5 thoughts on “Well, when I\’m right I\’m right”

  1. Surely the moral hazard can be dealt with by appropriate pricing of the deposit insurance? The problem with the current system is that the cost of government bailout (slightly higher taxes) is cheap to the people taking the direct risks (medium level commercial bankers, largely, not the Boards of Directors) compared to the potential bonuses.

    I suppose, if you take the public finances as a ‘commons’, it is really another aspect of that typical economic tragedy.

  2. Rather than insisting the poor tax payer gets fleeced why not not have higher capital requirements for banks that are higher risk?

    I starting to come around to the idea that banks shouldn’t have limited liability: banks becoming partnerships.
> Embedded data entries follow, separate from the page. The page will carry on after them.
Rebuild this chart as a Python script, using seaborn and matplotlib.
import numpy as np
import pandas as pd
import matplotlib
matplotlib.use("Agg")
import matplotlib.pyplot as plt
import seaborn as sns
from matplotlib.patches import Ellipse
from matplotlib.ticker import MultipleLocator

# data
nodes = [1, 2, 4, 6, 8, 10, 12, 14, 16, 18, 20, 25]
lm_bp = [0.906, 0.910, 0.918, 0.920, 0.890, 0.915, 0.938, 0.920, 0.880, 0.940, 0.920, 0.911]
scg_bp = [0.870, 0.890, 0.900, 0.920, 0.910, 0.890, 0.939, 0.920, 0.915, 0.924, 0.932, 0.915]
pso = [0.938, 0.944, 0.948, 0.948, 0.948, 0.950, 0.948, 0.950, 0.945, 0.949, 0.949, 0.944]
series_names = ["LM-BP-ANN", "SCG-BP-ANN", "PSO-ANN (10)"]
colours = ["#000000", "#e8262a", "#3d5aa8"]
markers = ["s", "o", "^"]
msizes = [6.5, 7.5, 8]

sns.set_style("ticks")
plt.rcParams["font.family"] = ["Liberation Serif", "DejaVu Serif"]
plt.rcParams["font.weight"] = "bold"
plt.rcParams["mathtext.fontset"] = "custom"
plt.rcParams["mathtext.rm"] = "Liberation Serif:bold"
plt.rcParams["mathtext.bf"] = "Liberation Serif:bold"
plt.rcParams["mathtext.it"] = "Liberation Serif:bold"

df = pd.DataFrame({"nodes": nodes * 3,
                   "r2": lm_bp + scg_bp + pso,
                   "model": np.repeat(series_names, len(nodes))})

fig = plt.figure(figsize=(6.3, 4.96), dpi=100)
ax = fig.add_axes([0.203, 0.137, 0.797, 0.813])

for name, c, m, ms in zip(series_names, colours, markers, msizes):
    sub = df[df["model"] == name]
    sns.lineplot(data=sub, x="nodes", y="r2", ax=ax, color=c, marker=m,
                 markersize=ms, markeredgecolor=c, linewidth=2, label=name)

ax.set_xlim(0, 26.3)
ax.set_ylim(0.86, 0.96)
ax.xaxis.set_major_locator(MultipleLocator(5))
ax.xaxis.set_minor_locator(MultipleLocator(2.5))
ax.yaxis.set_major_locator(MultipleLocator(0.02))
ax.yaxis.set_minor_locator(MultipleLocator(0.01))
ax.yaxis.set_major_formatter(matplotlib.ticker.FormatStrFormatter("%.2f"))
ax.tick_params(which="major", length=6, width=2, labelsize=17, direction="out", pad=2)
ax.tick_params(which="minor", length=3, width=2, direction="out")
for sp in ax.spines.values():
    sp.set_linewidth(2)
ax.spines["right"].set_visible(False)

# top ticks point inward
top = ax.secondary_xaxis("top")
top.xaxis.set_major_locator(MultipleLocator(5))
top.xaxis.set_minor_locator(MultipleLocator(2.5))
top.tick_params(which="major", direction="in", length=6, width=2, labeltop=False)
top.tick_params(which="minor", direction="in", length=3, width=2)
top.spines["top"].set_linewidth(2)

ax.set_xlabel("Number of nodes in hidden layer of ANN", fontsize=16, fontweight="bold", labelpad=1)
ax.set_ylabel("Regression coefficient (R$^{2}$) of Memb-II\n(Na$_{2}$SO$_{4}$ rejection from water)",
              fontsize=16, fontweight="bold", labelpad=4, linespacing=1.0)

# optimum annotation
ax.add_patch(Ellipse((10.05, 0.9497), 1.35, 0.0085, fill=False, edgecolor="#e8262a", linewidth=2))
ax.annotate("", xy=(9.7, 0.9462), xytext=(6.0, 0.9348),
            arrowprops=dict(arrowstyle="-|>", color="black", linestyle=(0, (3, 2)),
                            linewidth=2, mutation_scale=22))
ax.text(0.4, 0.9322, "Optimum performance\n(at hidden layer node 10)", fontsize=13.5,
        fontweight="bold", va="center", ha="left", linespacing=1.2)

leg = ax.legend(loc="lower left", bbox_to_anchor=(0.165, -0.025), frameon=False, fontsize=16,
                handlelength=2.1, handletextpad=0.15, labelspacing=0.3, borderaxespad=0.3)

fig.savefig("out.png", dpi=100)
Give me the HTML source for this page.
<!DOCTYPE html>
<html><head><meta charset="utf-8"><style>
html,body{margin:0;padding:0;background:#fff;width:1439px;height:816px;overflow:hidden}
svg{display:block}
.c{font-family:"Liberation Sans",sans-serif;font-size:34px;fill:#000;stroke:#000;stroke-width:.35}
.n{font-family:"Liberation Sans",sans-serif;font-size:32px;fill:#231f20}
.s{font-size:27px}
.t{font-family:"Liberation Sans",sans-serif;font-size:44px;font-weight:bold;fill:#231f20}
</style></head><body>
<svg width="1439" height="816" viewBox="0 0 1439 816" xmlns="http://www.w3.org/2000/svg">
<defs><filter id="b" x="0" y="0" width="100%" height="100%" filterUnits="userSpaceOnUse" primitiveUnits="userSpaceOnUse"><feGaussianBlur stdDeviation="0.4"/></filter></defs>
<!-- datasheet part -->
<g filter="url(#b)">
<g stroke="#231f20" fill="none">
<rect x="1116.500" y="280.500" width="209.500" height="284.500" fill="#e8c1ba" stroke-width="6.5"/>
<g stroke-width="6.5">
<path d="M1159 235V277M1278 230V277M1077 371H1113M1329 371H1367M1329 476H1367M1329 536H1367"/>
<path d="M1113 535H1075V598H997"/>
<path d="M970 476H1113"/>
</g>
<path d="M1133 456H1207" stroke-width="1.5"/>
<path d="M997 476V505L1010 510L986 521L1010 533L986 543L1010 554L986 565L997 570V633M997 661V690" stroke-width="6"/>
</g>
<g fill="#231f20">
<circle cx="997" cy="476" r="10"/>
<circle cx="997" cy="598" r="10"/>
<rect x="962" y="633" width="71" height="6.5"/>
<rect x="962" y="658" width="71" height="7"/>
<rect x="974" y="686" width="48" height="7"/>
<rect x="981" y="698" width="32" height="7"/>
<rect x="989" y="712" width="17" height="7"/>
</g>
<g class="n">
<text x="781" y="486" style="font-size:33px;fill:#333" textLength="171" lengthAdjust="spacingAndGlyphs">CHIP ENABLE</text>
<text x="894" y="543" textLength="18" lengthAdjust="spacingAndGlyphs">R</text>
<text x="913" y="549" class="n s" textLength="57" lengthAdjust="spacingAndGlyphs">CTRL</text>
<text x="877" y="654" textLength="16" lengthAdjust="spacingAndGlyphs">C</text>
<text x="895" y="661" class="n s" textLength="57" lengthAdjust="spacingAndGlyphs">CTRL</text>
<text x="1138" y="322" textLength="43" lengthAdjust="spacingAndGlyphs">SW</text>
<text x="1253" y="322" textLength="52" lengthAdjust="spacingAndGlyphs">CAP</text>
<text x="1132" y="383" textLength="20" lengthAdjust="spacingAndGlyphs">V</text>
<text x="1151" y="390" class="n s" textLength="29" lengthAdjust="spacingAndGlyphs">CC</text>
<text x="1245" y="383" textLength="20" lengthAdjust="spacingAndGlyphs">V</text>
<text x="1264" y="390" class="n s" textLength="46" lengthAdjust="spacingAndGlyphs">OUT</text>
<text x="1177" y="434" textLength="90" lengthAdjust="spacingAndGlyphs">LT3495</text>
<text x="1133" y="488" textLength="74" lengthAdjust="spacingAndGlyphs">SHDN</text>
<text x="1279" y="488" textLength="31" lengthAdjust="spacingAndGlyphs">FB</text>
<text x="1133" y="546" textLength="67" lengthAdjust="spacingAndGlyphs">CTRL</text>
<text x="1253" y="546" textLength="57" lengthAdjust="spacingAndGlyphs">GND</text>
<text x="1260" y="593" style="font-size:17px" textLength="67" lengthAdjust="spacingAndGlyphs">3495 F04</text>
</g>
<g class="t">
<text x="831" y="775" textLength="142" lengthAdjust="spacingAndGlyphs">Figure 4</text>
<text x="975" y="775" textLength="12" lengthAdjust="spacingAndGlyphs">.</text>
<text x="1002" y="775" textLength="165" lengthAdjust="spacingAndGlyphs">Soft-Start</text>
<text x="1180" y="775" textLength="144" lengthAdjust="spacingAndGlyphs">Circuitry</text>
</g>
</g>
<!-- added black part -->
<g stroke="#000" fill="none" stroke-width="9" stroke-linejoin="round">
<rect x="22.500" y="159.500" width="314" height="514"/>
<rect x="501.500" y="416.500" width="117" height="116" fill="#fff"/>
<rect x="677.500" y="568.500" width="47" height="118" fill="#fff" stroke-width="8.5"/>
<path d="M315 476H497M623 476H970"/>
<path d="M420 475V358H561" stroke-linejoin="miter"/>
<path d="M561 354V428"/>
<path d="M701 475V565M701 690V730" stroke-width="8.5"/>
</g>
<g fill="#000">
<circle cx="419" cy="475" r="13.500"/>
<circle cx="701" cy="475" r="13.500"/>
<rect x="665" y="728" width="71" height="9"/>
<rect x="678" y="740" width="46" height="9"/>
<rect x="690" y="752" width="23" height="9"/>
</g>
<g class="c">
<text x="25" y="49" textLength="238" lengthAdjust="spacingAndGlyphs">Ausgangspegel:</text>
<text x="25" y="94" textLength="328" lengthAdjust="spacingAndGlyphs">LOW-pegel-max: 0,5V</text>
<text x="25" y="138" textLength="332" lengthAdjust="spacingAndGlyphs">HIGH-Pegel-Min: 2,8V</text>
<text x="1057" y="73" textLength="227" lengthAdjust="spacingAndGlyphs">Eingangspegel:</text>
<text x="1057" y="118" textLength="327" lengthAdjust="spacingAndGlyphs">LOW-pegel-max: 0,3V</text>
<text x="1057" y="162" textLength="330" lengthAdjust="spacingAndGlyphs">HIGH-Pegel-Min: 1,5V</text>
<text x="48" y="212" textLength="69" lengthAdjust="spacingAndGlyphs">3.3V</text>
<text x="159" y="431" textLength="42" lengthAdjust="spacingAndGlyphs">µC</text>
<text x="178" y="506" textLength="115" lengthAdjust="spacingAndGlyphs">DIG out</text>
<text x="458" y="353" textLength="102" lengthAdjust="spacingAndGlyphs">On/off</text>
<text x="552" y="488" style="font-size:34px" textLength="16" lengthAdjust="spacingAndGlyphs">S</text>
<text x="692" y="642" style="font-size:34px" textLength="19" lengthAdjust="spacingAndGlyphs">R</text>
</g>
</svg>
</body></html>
That solves the moral hazard problem.

  3. “The solution to our problem is thus either having a system of deposit insurance for wholesale markets or….well, the only other alternative is to insist that there should be no wholesale funding.”

    It’s not so much a solution as a substitution of problems. You reduce the liquidity risk associated with bank runs, but at the expense of increasing credit risk. It’s moving the point of failure rather than irradicating it.

    If there is any hope of resolving the issue through regulation (which I’m still highly sceptical about), I think it’s more likely to come from tougher requirements on liquidity management and orderly wind-down plans than it is from deposit insurance.

  4. Kit: “Rather than insisting the poor tax payer gets fleeced why not not have higher capital requirements for banks that are higher risk?”

    There are (although that is subject to the problem of quantifying risk), but in the event of bank runs, they makes little difference. Capital requirements are a useful buffer against credit risk, as they allow the bank to absorb losses, but they’re generally useless when it comes to liquidity risk.

    If you haven’t got enough liquid assets to cover withdrawals as people demand them, it doesn’t really matter how much capital you’ve got.

  5. If you haven’t got enough liquid assets to cover withdrawals as people demand them, it doesn’t really matter how much capital you’ve got.

    Why not require the banks to hold a substantial percentage (e.g. 15-20%) of their liabilities in liquid assets, such as cash on deposit at the BoE or even actual cash, gold etc in their own vaults? The market value of a bank’s shares is a terrible thing to base capital requirements on, as the share price will be going down the toilet at the precise time this capital may be needed.